Si le déroulé de cette réautorisation ne fut pas aussi rocambolesque que la précédente en 2017, il n’en est pas moins intéressant à décrypter. Le 16 novembre, à l’issue d’un vote, les Etats membres de l’UE n’ont pas réussi à s’entendre sur la prolongation pour dix ans de l’autorisation du glyphosate. La « majorité qualifiée », requise pour valider ou rejeter le texte - soit 15 Etats sur 27, représentant au moins 65% de la population européenne - n'a pas été atteinte. La France, l'Allemagne, la Belgique, la Bulgarie, l'Italie, Malte et les Pays-Bas se sont abstenus. L'Autriche, la Croatie et le Luxembourg ont voté contre. Les autres 17 Etats-membres ont voté pour.

Dans cette situation, la décision revient à la Commission européenne de trancher. Celle-ci, en se fondant sur les évaluations de l'Autorité européenne de sécurité des aliments (EFSA) et de l'Agence européenne des produits chimiques (ECHA), a décidé de procéder au renouvellement de l'approbation du glyphosate pour une période de dix ans.

En 2017, dans la même situation (pas de majorité lors du vote des Etats membres), la Commission avait refusé d’assumer cette responsabilité, et demandé aux Etats de voter une nouvelle fois. Parmi les pays qui avaient changé leur vote par rapport au scrutin précédent figurait l’Allemagne, qui avait cette fois validé la proposition de la Commission. Un choix décisif dans la mesure où elle représente à elle seule plus de 16% de la population européenne. La France avait maintenu son vote négatif. A l’époque, Emmanuel Macron entendait « sortir du glyphosate » dans les trois ans. Il a depuis reconnu que ce n’était pas si simple. En 2023, désormais partisane du mantra « pas d’interdiction sans solution », la France n’a pas voté contre la réhomologation du glyphosate, préférant s’abstenir.

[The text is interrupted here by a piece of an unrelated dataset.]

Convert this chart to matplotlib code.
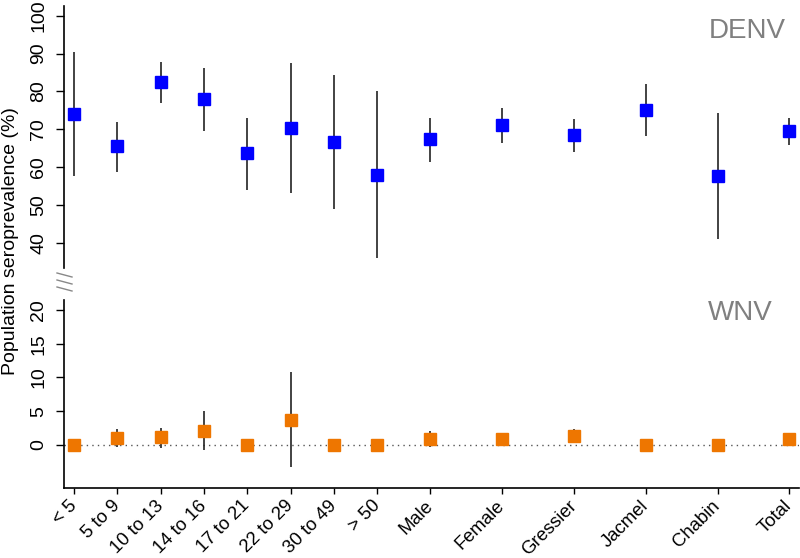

Dans la communication qui a suivi sa décision, la Commission européenne a renvoyé les Etats à leurs responsabilités : « les États membres restent responsables des autorisations nationales des produits phytopharmaceutiques (PPP) contenant du glyphosate et continuent de pouvoir restreindre leur utilisation au niveau national et régional s'ils le jugent nécessaire sur la base des résultats des évaluations des risques », a-t-elle publié le 16 novembre. Une déclaration qui « normalise » malheureusement les distorsions de concurrence déjà bien présentes au sein de l’Union européenne.